Survey results indicate most children that hunted within the last year did so with a parent. In fact, 59 percent did exactly that but outdoorsmen and women also reach out to other relatives and friends. Twenty-seven percent of respondents accompanied a girl or boy that was not related to them while 20 percent took a nephew or niece and 17 percent took a grandchild. Nearly four percent took a child as part of an organized activity such as scouting or part of a church group event.
“Sportsmen have long sought to share their love for the outdoors with the people in their lives, particularly young people, and when it comes to hunting, introducing kids to the outdoors isn’t limited to just immediate family members,” says Rob Southwick, president of Southwick Associates.

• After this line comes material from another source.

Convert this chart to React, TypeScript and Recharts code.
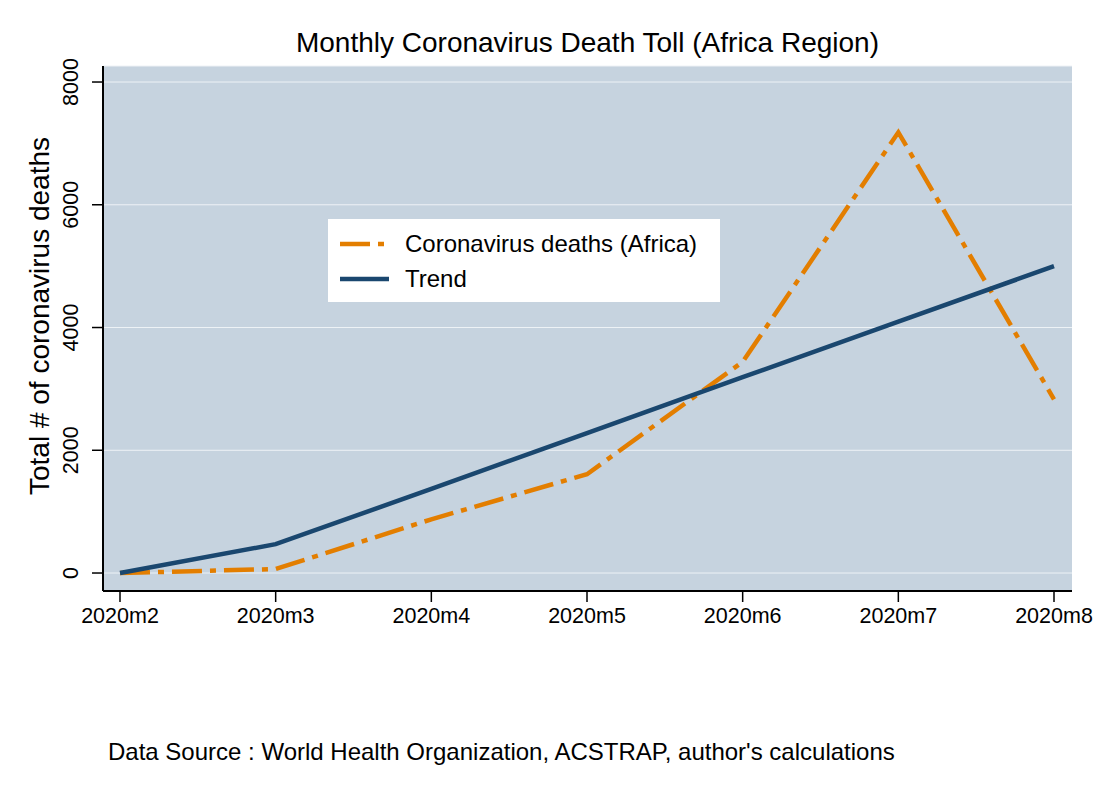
import { LineChart, Line, XAxis, YAxis, CartesianGrid } from 'recharts';

const months = ['2020m2', '2020m3', '2020m4', '2020m5', '2020m6', '2020m7', '2020m8'];
const deaths = [0, 65, 875, 1610, 3440, 7180, 2830];
const trend = [0, 470, 1370, 2280, 3190, 4095, 5000];
const yTicks = [0, 2000, 4000, 6000, 8000];

const FONT = '"Liberation Sans", Arial, sans-serif';
const ORANGE = '#e37e00';
const NAVY = '#1a476f';
const DASH = '30 8 6 8';

const chartData = months.map((m, i) => ({ month: m, deaths: deaths[i], trend: trend[i] }));

function YTick({ y, payload }: any) {
  return (
    <text
      x={71}
      y={y}
      transform={`rotate(-90, 71, ${y})`}
      textAnchor="middle"
      dominantBaseline="central"
      fontSize={21.5}
      fontFamily={FONT}
      fill="#000"
    >
      {payload.value}
    </text>
  );
}

function XTick({ x, payload }: any) {
  return (
    <text x={x} y={623} textAnchor="middle" fontSize={21.5} fontFamily={FONT} fill="#000">
      {payload.value}
    </text>
  );
}

export default function App() {
  return (
    <div style={{ position: 'absolute', left: 0, top: 0, width: 1100, height: 800, background: '#fff', fontFamily: FONT }}>
      <LineChart width={1100} height={800} data={chartData} margin={{ top: 66, right: 28, bottom: 159, left: 0 }}>
        <CartesianGrid vertical={false} stroke="#eef2f6" strokeWidth={1} fill="#c6d3df" />
        <XAxis
          dataKey="month"
          height={50}
          padding={{ left: 17, right: 18 }}
          axisLine={{ stroke: '#000', strokeWidth: 2 }}
          tickLine={{ stroke: '#000', strokeWidth: 1.5 }}
          tickSize={11}
          tick={<XTick />}
          interval={0}
        />
        <YAxis
          width={103}
          domain={[-293, 8261]}
          ticks={yTicks}
          allowDataOverflow
          axisLine={{ stroke: '#000', strokeWidth: 2 }}
          tickLine={{ stroke: '#000', strokeWidth: 1.5 }}
          tickSize={11}
          tick={<YTick />}
        />
        <Line
          type="linear"
          dataKey="deaths"
          stroke={ORANGE}
          strokeWidth={4.5}
          strokeDasharray={DASH}
          dot={false}
          activeDot={false}
          isAnimationActive={false}
        />
        <Line
          type="linear"
          dataKey="trend"
          stroke={NAVY}
          strokeWidth={4.5}
          dot={false}
          activeDot={false}
          isAnimationActive={false}
        />
      </LineChart>

      <div
        style={{
          position: 'absolute',
          left: 103,
          width: 969,
          top: 29,
          textAlign: 'center',
          fontSize: 28,
          lineHeight: '28px',
          color: '#000',
        }}
      >
        Monthly Coronavirus Death Toll (Africa Region)
      </div>

      <div
        style={{
          position: 'absolute',
          left: 40,
          top: 316,
          transform: 'translate(-50%, -50%) rotate(-90deg)',
          whiteSpace: 'nowrap',
          fontSize: 28,
          lineHeight: '28px',
          color: '#000',
        }}
      >
        Total # of coronavirus deaths
      </div>

      <div
        style={{
          position: 'absolute',
          left: 328,
          top: 219,
          width: 392,
          height: 83,
          background: '#fff',
        }}
      >
        {[
          { name: 'Coronavirus deaths (Africa)', color: ORANGE, dash: DASH, cy: 25 },
          { name: 'Trend', color: NAVY, dash: undefined, cy: 60 },
        ].map((item) => (
          <div key={item.name} style={{ position: 'absolute', left: 0, top: item.cy - 14, height: 28, width: 392 }}>
            <svg width={70} height={28} style={{ position: 'absolute', left: 0, top: 0 }}>
              <line x1={12} y1={14} x2={61} y2={14} stroke={item.color} strokeWidth={4.5} strokeDasharray={item.dash} />
            </svg>
            <span
              style={{
                position: 'absolute',
                left: 77,
                top: 0,
                fontSize: 24,
                lineHeight: '28px',
                whiteSpace: 'nowrap',
                color: '#000',
              }}
            >
              {item.name}
            </span>
          </div>
        ))}
      </div>

      <div
        style={{
          position: 'absolute',
          left: 108,
          top: 738,
          fontSize: 24,
          lineHeight: '28px',
          whiteSpace: 'nowrap',
          color: '#000',
        }}
      >
        Data Source : World Health Organization, ACSTRAP, author's calculations
      </div>
    </div>
  );
}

When asked how many children they took hunting within the past 12 months, 21 percent of those surveyed reported one, 15 percent took two, five percent took three, two percent took four and a little more than two percent took five or more.
|Madison Sergent, RMEF member and volunteer|
from Delmarva Chapter in Delaware
“Right now, we’re busy passing on our hopes and dreams and the things we love most to our youth. Before we know it, though, we’ll be passing on the reins to this next generation of hunters and conservationists. We need to make sure their ranks are strong,” added Allen.
And what better way to do so than to take a young hunter into the field with you?